Menko Yusril Pastikan Hukuman Mati Tidak Dihapus, tapi Diperlakukan Ekstra Hati-hati

Jaksa juga diwajibkan oleh KUHP Nasional untuk mengajukan tuntutan hukuman mati dengan disertai alternatif hukuman jenis lain.

oleh Muhammad Radityo Priyasmoro Diperbarui 09 Apr 2025, 19:05 WIB
Diterbitkan 09 Apr 2025, 19:05 WIB
Menteri Koordinator Bidang Hukum, HAM, Imigrasi dan Pemasyarakatan (Menko Kumham Imipas) Yusril Ihza Mahendra. (Istimewa)
Menteri Koordinator Bidang Hukum, HAM, Imigrasi dan Pemasyarakatan (Menko Kumham Imipas) Yusril Ihza Mahendra. (Istimewa)... Selengkapnya

Liputan6.com, Jakarta Menteri Koordinator Hukum, Hak Asasi Manusia, Imigrasi, dan Pemasyarakatan Yusril Ihza Mahendra menegaskan, pidana mati dalam KUHP Nasional tidak dihapus, melainkan ditempatkan sebagai sanksi pidana yang bersifat khusus dan dijatuhkan serta dilaksanakan secara sangat hati-hati.

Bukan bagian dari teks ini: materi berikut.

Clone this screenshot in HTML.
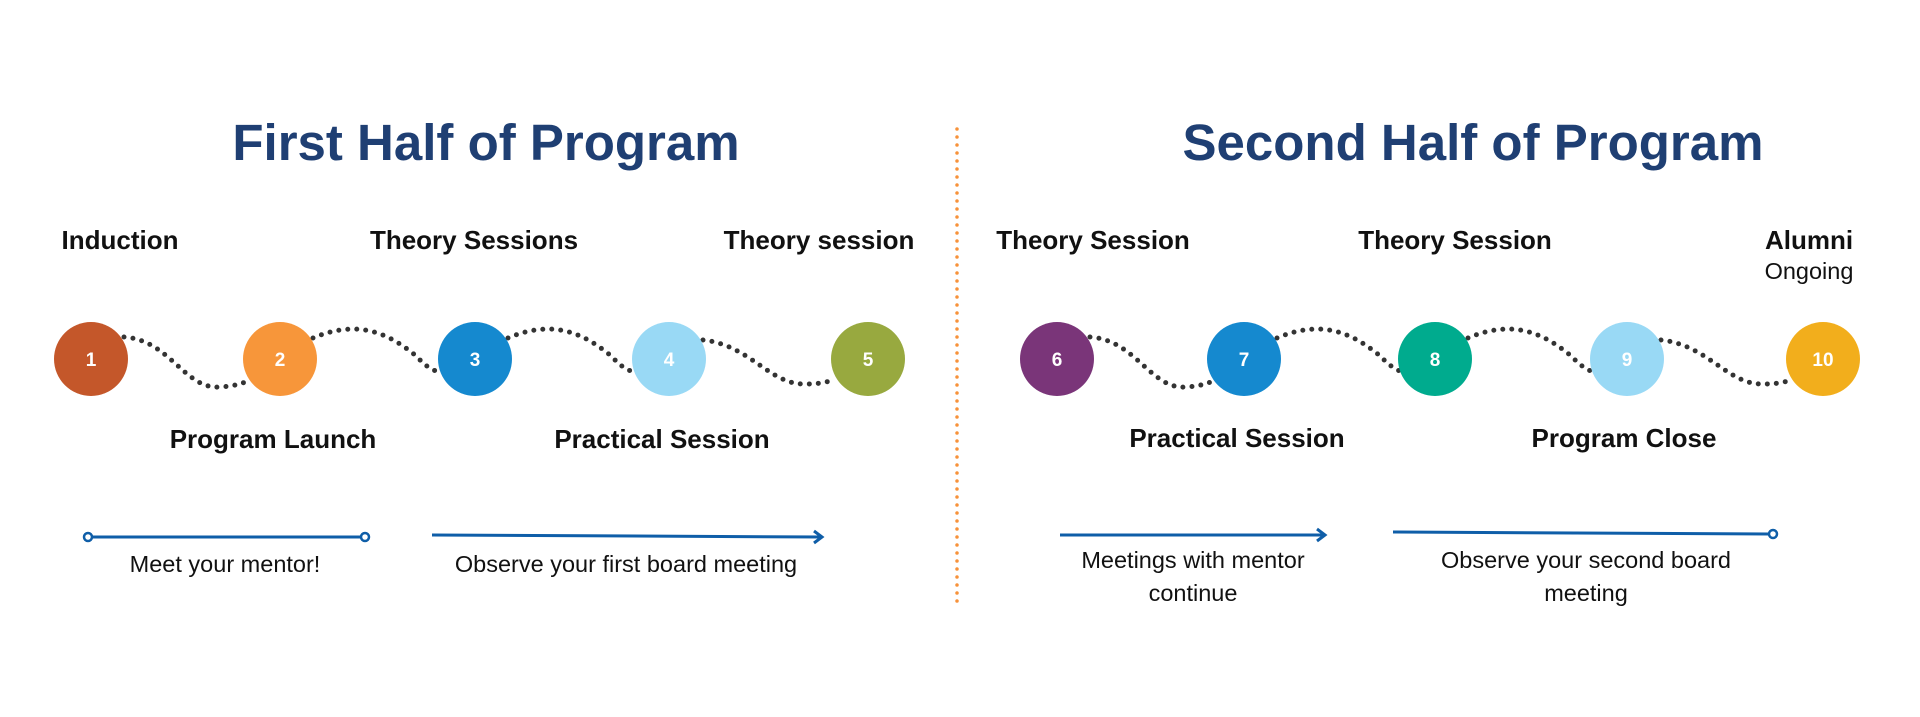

Selain itu, jaksa juga diwajibkan oleh KUHP Nasional untuk mengajukan tuntutan hukuman mati dengan disertai alternatif hukuman jenis lain, misalnya, hukuman seumur hidup, untuk dipertimbangkan majelis hakim.

"Pemerintah dan DPR memang harus menyusun undang-undang tentang tata cara pelaksanaan hukuman mati sebagaimana diamanatkan Pasal 102 KUHP Nasional yang baru. Namun secara substansi, ketentuan mengenai pidana mati sebagai pidana khusus telah dirumuskan secara tegas dalam Pasal 64 huruf c serta Pasal 67 dan 68 KUHP Nasional," kata Yusril Ihza Mahendra melalui keterangan tertulis kepada wartawan, Rabu (9/4/2025).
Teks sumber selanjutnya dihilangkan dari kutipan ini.